Kristi and I met at Speckled Ax coffee shop, my go-to Amie workspace in the heart of Portland's Art District. It was bloody freezing outside, but I was jazzed to meet her on a Maker Monday, a phrase I had coined to make Mondays more desirable. It was the 5th of February. She was bundled up, buzzing on caffeine, and ready to share her designs. I felt like a child playing Pretty Pretty Princess, hoping to advance around the game board and collect a complete set of jewelry by landing on each designated space. I tried to contain my excitement when asking for permission to try on each piece. Soon enough, I was covered head to toe in the SG collection. An upgrade from Hasbro plastic costume jewelry.
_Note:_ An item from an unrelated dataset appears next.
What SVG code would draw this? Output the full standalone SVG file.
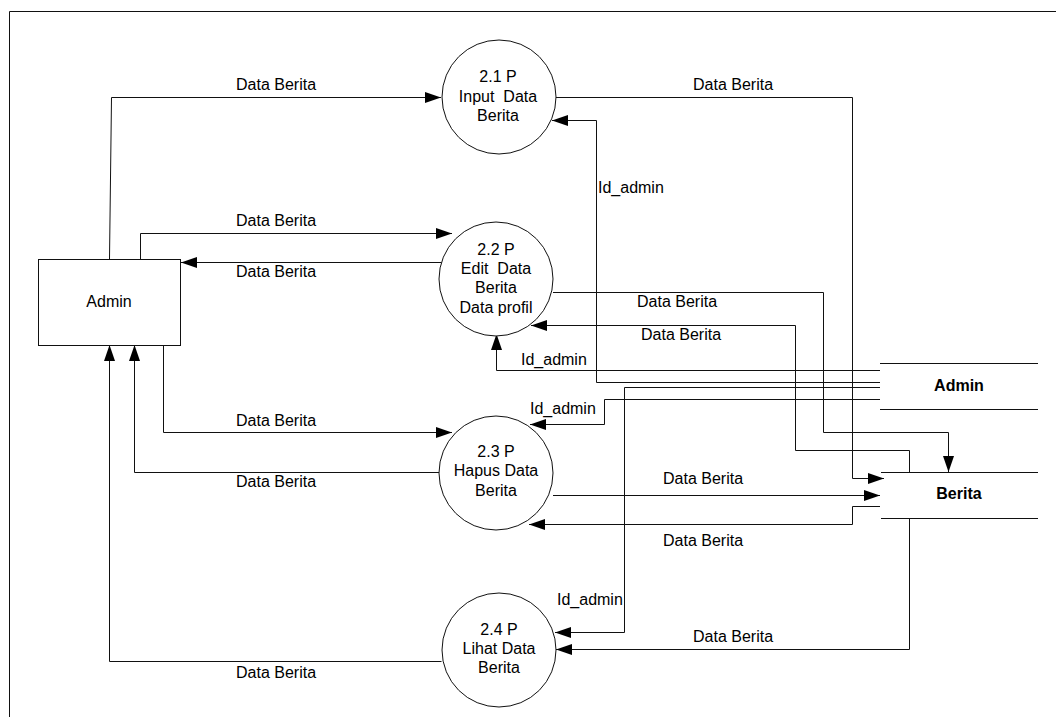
<svg xmlns="http://www.w3.org/2000/svg" width="1056" height="717" viewBox="0 0 1056 717">
<style>
text{font-family:"Liberation Sans",Arial,sans-serif;font-size:16px;fill:#000}
.c{text-anchor:middle}
.b{font-weight:bold}
.ln{fill:none;stroke:#111;stroke-width:1}
.ar{fill:none;stroke:#111;stroke-width:1;marker-end:url(#ah)}
.proc{fill:#fff;stroke:#111;stroke-width:1}
</style>
<defs>
<marker id="ah" viewBox="0 0 16 11" refX="16" refY="5.5" markerWidth="16" markerHeight="11" markerUnits="userSpaceOnUse" orient="auto">
<path d="M0,0 L16,5.5 L0,11 Z" fill="#000"/>
</marker>
</defs>
<rect width="1056" height="717" fill="#fff"/>
<g id="frame">
<path class="ln" d="M9.5,717 V11.5 H1056"/>
</g>
<g id="connectors">
<path class="ar" d="M109.5,259 L111.5,97.5 H441"/>
<path class="ar" d="M556,97.5 H852.5 V478.5 H884"/>
<path class="ar" d="M880,382.5 H596.5 V120.5 H552"/>
<path class="ar" d="M140.5,259 V233.5 H452"/>
<path class="ar" d="M451,262.5 H181"/>
<path class="ar" d="M553,292.5 H823.5 V432.5 H948.5 V472"/>
<path class="ar" d="M909.5,472 V450.5 H795.5 V325.5 H531"/>
<path class="ar" d="M880,370.5 H496.5 V334"/>
<path class="ar" d="M880,387.5 H624.5 V632.5 H555"/>
<path class="ar" d="M880,399.5 H604.5 V424.5 H530"/>
<path class="ar" d="M163.5,345 V432.5 H452"/>
<path class="ar" d="M445,472.5 H134.5 V345"/>
<path class="ar" d="M553,495.5 H880"/>
<path class="ar" d="M880,506.5 H852.5 V524.5 H529"/>
<path class="ar" d="M909.5,518 V649.5 H556"/>
<path class="ar" d="M441.5,661.5 H109.5 V345"/>
</g>
<g id="labels">
<text x="236" y="90">Data Berita</text>
<text x="693" y="90">Data Berita</text>
<text x="598" y="193">Id_admin</text>
<text x="236" y="226">Data Berita</text>
<text x="236" y="277">Data Berita</text>
<text x="637" y="307">Data Berita</text>
<text x="641" y="340">Data Berita</text>
<text x="521" y="365">Id_admin</text>
<text x="530" y="414">Id_admin</text>
<text x="236" y="426">Data Berita</text>
<text x="663" y="484">Data Berita</text>
<text x="236" y="487">Data Berita</text>
<text x="663" y="546">Data Berita</text>
<text x="557" y="605">Id_admin</text>
<text x="693" y="642">Data Berita</text>
<text x="236" y="678">Data Berita</text>
</g>
<g id="admin-entity">
<rect class="proc" x="38.5" y="259.5" width="142" height="86"/>
<text class="c" x="109" y="307">Admin</text>
</g>
<g id="p21">
<circle class="proc" cx="499" cy="97" r="57"/>
<text class="c" x="498" y="82">2.1 P</text>
<text class="c" x="498" y="102" xml:space="preserve">Input  Data</text>
<text class="c" x="498" y="121">Berita</text>
</g>
<g id="p22">
<circle class="proc" cx="496" cy="279" r="57"/>
<text class="c" x="496" y="255">2.2 P</text>
<text class="c" x="496" y="274" xml:space="preserve">Edit  Data</text>
<text class="c" x="496" y="293">Berita</text>
<text class="c" x="496" y="313">Data profil</text>
</g>
<g id="p23">
<circle class="proc" cx="496" cy="473" r="57"/>
<text class="c" x="496" y="457">2.3 P</text>
<text class="c" x="496" y="476">Hapus Data</text>
<text class="c" x="496" y="496">Berita</text>
</g>
<g id="p24">
<circle class="proc" cx="499" cy="650" r="57"/>
<text class="c" x="499" y="635">2.4 P</text>
<text class="c" x="499" y="654">Lihat Data</text>
<text class="c" x="499" y="673">Berita</text>
</g>
<g id="store-admin">
<path class="ln" d="M880,363.5 H1038 M880,409.5 H1038"/>
<text class="c b" x="959" y="391">Admin</text>
</g>
<g id="store-berita">
<path class="ln" d="M881,472.5 H1038 M881,518.5 H1038"/>
<text class="c b" x="959" y="499">Berita</text>
</g>
</svg>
Kristi has become an Amie, a girl friend who just gets it. She understands the Amie brand and aligns her SG products with our aesthetic, while staying true to her New Mexico heritage and design techniques. Each time I see Kristi, we laugh about stupid stuff and openly share our personal and professional struggles. No airs, no alternative motivations. Just amies being ourselves.
I spent a day in Kristi's loft studio studying her multi-layered, labor-intensive process. Each piece was cut, trimmed, hammered, soldered, and polished by hand. Approximately 8-10 steps. I witnessed this woman in her element. At home, hammering away with her furry side kick Nash close by. Salt Grass is an Objet d'art: designer jewelry for every gender and generation.